### Written request:
Give back each entry unchanged, minus pictures.

### Data listing:
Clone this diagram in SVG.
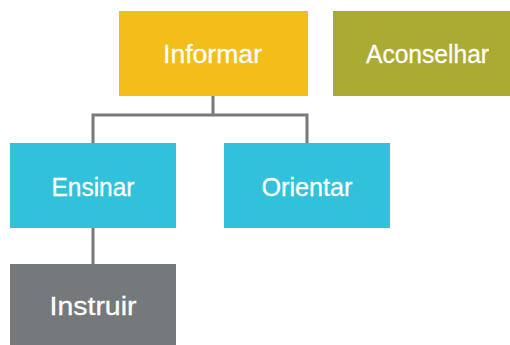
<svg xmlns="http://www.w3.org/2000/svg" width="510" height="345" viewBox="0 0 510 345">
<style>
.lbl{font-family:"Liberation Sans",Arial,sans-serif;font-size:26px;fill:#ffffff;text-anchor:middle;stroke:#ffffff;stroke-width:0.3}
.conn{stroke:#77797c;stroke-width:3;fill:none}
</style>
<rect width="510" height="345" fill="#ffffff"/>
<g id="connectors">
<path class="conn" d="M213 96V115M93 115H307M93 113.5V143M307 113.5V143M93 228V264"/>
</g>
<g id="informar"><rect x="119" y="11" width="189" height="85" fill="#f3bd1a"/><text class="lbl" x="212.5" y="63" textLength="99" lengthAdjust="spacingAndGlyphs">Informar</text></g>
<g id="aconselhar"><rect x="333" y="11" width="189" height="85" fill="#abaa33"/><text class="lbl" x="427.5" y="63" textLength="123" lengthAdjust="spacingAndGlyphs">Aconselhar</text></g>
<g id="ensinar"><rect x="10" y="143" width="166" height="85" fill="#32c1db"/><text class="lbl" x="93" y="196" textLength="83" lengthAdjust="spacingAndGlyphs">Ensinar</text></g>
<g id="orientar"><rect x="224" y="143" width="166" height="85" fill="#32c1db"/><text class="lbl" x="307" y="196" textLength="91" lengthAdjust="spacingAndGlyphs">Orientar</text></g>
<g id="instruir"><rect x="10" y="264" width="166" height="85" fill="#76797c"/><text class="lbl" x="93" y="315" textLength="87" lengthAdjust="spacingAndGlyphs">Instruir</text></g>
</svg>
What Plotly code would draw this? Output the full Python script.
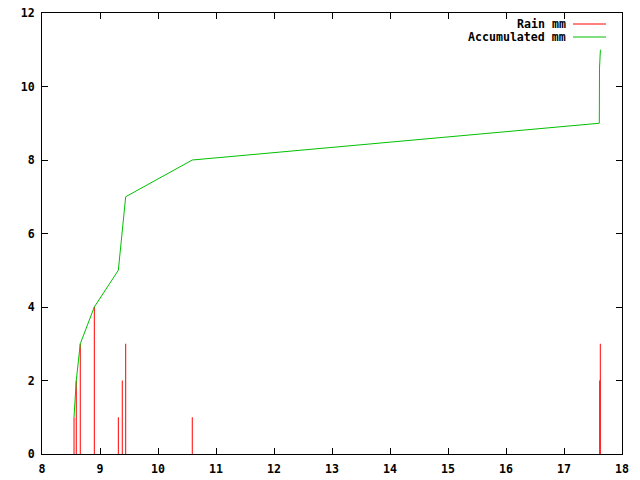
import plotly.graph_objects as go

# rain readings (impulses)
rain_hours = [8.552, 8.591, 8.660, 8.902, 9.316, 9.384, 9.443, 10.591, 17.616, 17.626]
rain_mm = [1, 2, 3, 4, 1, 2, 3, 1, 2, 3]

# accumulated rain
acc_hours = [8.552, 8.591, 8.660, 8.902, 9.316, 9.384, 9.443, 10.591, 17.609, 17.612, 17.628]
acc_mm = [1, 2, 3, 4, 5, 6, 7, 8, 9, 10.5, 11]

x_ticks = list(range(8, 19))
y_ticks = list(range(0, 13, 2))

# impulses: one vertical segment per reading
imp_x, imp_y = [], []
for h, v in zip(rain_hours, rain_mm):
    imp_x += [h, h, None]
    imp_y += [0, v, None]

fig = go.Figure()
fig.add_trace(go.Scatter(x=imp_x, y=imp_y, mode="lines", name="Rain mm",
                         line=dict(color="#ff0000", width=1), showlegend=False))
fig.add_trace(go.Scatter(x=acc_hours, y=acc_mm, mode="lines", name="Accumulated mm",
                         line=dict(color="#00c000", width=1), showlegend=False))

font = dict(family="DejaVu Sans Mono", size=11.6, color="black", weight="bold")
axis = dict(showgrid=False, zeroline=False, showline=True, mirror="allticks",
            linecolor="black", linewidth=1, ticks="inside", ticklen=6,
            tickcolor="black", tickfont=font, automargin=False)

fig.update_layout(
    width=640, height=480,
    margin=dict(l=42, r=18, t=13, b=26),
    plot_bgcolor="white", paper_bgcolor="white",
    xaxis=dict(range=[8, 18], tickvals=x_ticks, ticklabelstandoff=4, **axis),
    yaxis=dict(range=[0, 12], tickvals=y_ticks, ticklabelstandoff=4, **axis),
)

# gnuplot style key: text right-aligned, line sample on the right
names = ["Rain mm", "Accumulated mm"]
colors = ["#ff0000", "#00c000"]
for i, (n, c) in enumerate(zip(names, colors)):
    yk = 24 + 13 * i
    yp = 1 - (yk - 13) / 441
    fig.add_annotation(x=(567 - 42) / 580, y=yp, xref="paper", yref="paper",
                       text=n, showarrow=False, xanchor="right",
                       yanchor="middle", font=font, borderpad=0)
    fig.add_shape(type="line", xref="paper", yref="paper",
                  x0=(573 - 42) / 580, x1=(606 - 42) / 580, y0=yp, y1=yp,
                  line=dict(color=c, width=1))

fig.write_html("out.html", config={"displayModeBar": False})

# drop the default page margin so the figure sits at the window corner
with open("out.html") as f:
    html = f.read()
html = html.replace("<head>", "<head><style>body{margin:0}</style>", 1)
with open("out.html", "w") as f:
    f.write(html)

### Full solution:
Clone this diagram in SVG.
<svg xmlns="http://www.w3.org/2000/svg" width="510" height="345" viewBox="0 0 510 345">
<style>
.lbl{font-family:"Liberation Sans",Arial,sans-serif;font-size:26px;fill:#ffffff;text-anchor:middle;stroke:#ffffff;stroke-width:0.3}
.conn{stroke:#77797c;stroke-width:3;fill:none}
</style>
<rect width="510" height="345" fill="#ffffff"/>
<g id="connectors">
<path class="conn" d="M213 96V115M93 115H307M93 113.5V143M307 113.5V143M93 228V264"/>
</g>
<g id="informar"><rect x="119" y="11" width="189" height="85" fill="#f3bd1a"/><text class="lbl" x="212.5" y="63" textLength="99" lengthAdjust="spacingAndGlyphs">Informar</text></g>
<g id="aconselhar"><rect x="333" y="11" width="189" height="85" fill="#abaa33"/><text class="lbl" x="427.5" y="63" textLength="123" lengthAdjust="spacingAndGlyphs">Aconselhar</text></g>
<g id="ensinar"><rect x="10" y="143" width="166" height="85" fill="#32c1db"/><text class="lbl" x="93" y="196" textLength="83" lengthAdjust="spacingAndGlyphs">Ensinar</text></g>
<g id="orientar"><rect x="224" y="143" width="166" height="85" fill="#32c1db"/><text class="lbl" x="307" y="196" textLength="91" lengthAdjust="spacingAndGlyphs">Orientar</text></g>
<g id="instruir"><rect x="10" y="264" width="166" height="85" fill="#76797c"/><text class="lbl" x="93" y="315" textLength="87" lengthAdjust="spacingAndGlyphs">Instruir</text></g>
</svg>
What Plotly code would draw this? Output the full Python script.
import plotly.graph_objects as go

# rain readings (impulses)
rain_hours = [8.552, 8.591, 8.660, 8.902, 9.316, 9.384, 9.443, 10.591, 17.616, 17.626]
rain_mm = [1, 2, 3, 4, 1, 2, 3, 1, 2, 3]

# accumulated rain
acc_hours = [8.552, 8.591, 8.660, 8.902, 9.316, 9.384, 9.443, 10.591, 17.609, 17.612, 17.628]
acc_mm = [1, 2, 3, 4, 5, 6, 7, 8, 9, 10.5, 11]

x_ticks = list(range(8, 19))
y_ticks = list(range(0, 13, 2))

# impulses: one vertical segment per reading
imp_x, imp_y = [], []
for h, v in zip(rain_hours, rain_mm):
    imp_x += [h, h, None]
    imp_y += [0, v, None]

fig = go.Figure()
fig.add_trace(go.Scatter(x=imp_x, y=imp_y, mode="lines", name="Rain mm",
                         line=dict(color="#ff0000", width=1), showlegend=False))
fig.add_trace(go.Scatter(x=acc_hours, y=acc_mm, mode="lines", name="Accumulated mm",
                         line=dict(color="#00c000", width=1), showlegend=False))

font = dict(family="DejaVu Sans Mono", size=11.6, color="black", weight="bold")
axis = dict(showgrid=False, zeroline=False, showline=True, mirror="allticks",
            linecolor="black", linewidth=1, ticks="inside", ticklen=6,
            tickcolor="black", tickfont=font, automargin=False)

fig.update_layout(
    width=640, height=480,
    margin=dict(l=42, r=18, t=13, b=26),
    plot_bgcolor="white", paper_bgcolor="white",
    xaxis=dict(range=[8, 18], tickvals=x_ticks, ticklabelstandoff=4, **axis),
    yaxis=dict(range=[0, 12], tickvals=y_ticks, ticklabelstandoff=4, **axis),
)

# gnuplot style key: text right-aligned, line sample on the right
names = ["Rain mm", "Accumulated mm"]
colors = ["#ff0000", "#00c000"]
for i, (n, c) in enumerate(zip(names, colors)):
    yk = 24 + 13 * i
    yp = 1 - (yk - 13) / 441
    fig.add_annotation(x=(567 - 42) / 580, y=yp, xref="paper", yref="paper",
                       text=n, showarrow=False, xanchor="right",
                       yanchor="middle", font=font, borderpad=0)
    fig.add_shape(type="line", xref="paper", yref="paper",
                  x0=(573 - 42) / 580, x1=(606 - 42) / 580, y0=yp, y1=yp,
                  line=dict(color=c, width=1))

fig.write_html("out.html", config={"displayModeBar": False})

# drop the default page margin so the figure sits at the window corner
with open("out.html") as f:
    html = f.read()
html = html.replace("<head>", "<head><style>body{margin:0}</style>", 1)
with open("out.html", "w") as f:
    f.write(html)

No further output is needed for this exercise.